L’indagine sierologica per ora ha visto l’adesione di una percentuale di circa 30/40 per cento di tutti coloro che sono stati contattati per partecipare. La risposta è stata inferiore a quella che ci si aspettava.
Se qualcuno volesse farsi fare il test sierologico potrebbe aderire all’indagine Istat?
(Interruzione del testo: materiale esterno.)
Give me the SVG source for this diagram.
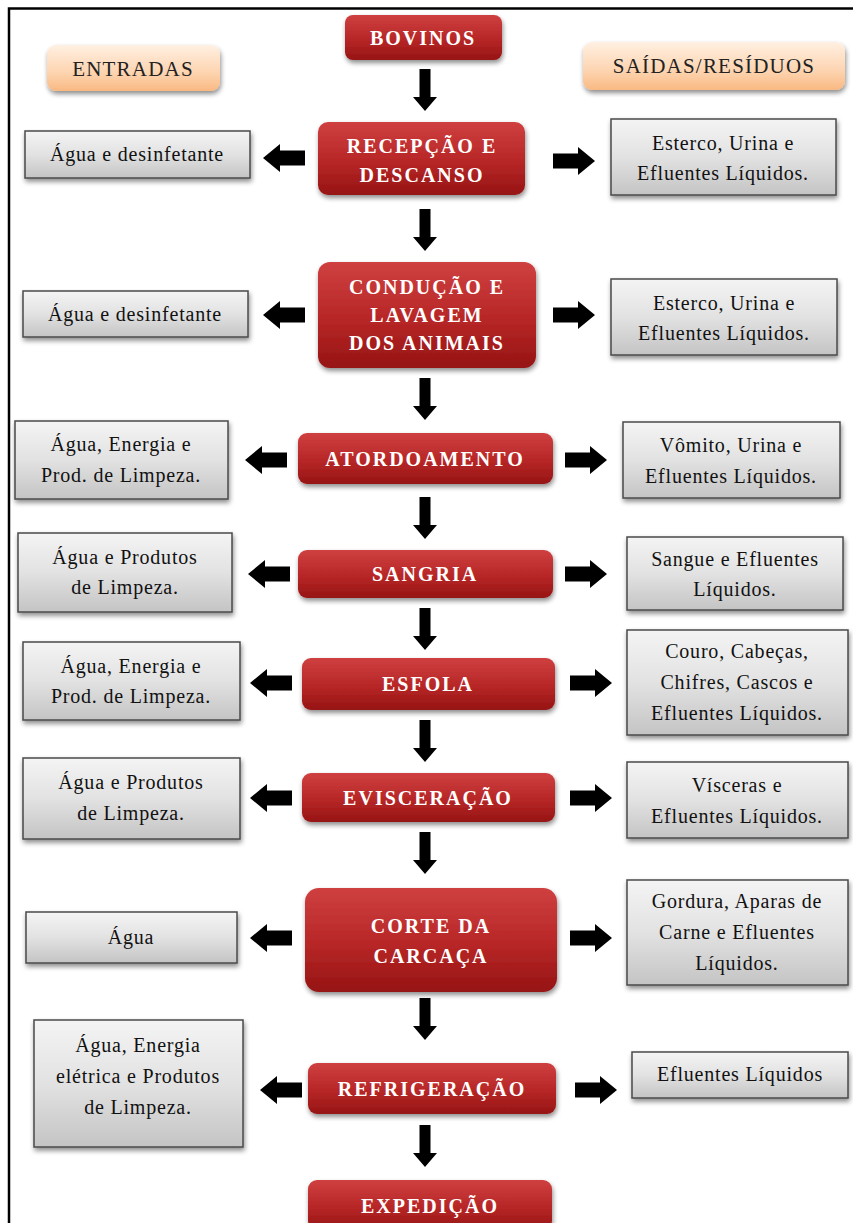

Non si può aderire perché il presupposto per l’indagine è che il campione selezionato nelle diverse regioni deve essere rappresentativo dell’intera popolazione regionale e quindi viene estratto con criteri statistico probabilistici, cioè casuali e random. Non è possibile l’adesione spontanea perché potrebbe alterare la significatività statistica del campione. Perché se uno ha qualche ragione per fare il test, non è la persona estratta a caso, ma è una persona che forse ha un motivo, il che distorcerebbe le informazioni risultanti.
I test sierologici: a che punto è la situazione
Come è possibile sottoporsi a test sierologico?
Le diverse regioni stanno dando disposizioni tutte diverse rispetto alle politiche sanitarie di sorveglianza per analizzare la distribuzione dell’epidemia sul territorio. In alcune strutture private c’è la possibilità di svolgere il test a pagamento.
Qual è esattamente la funzione dei test? Dovremmo farlo tutti?
Lo scopo dei test sierologici è di tipo epidemiologico, non di tipo diagnostico. Il test sierologico non mi dice con certezza se un soggetto, quando è positivo, è portatore del virus oppure no. Infatti i soggetti positivi devono essere sottoposti a tampone. Il tampone può documentare se un soggetto è infetto o no.
Se il test risulta negativo il cittadino potrebbe essere ancora soggetto a infezione da Covid-19 oppure potrebbe essere infetto e non aver superato gli anticorpi. Se risulta positivo potrebbe aver superato l’infezione o non averla superata, e dunque avere ancora il virus nelle vie respiratorie. L’informazione che mi dà il test sierologico è scarsa.
Quindi ci può essere un’utilità del test a fini epidemiologici, perché dimostra in quali zone del paese si è avuta una maggiore diffusione del Covid-19. Il test inoltre non può certificare che il cittadino, siccome è risultato positivo e ha gli anticorpi, non si infetterà nuovamente.